Now if the compromise of 1850 was not a finality why were these
resolutions adopted by the legislature? Why were the instructions to our senators
withdrawn? It is plain enough that the legislature considered the
compromise of 1850 as an abrogation of the law of 1820,
and so in effect declared it. Do not the resolutions above assert the principle of
non-intervention in its broadest sense? Do they no refer to the "future"
organization of all territories? Do they not assert that "no limitation ought
to be applied to the power?" Have not the people of
Illinois, by the almost unanimous voice of their
representatives, so construed the compromise of 1850, and affirmed
the power in question?" What we ask, has occurred since to effect a change of
construction? Nothing whatever, and we think that the rescinding of the
instructions alluded to amounts to direct instructions to our senators to insist
on precisely the same principles as are embodied in the Douglas bill,
and that in thus framing the bill the senator has responded to the directions of
his constituents, and is deserving of their commendation as a faithful public
servant in that regard.
Had Senator Douglas acted upon any other principle he would have
merited and received the reproach and condemnation of our people, among whom
would have been found many of those who find fault with his present action.

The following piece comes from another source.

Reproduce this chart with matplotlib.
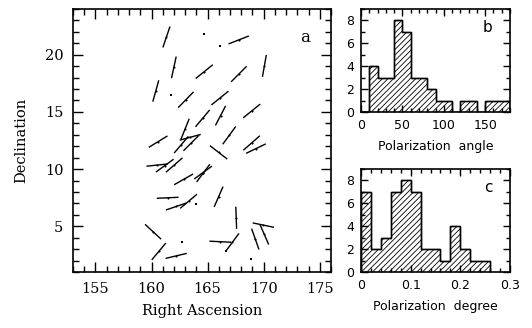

We have given our views in full in former numbers, and will not repeat them
to-day, since we have so clear an elucidation of the subject in
Judge Douglas' speech. We have always believed that the territories
should have the same right as states in the adoption and arrangement of their
domestic affairs, and such is the sentiment of nine-tenths of the people of
Illinois. This being the case, if our legislature
gives any expression at the present session, it should be in accordance with
the well-known popular voice. Should an opposite expression be declared, we
may regard ourselves as sold to the free-soilers and abolitionists,
and hereafter ever despair of regaining our lofty position as the staunch and
absolutely invincible banner state of the democracy.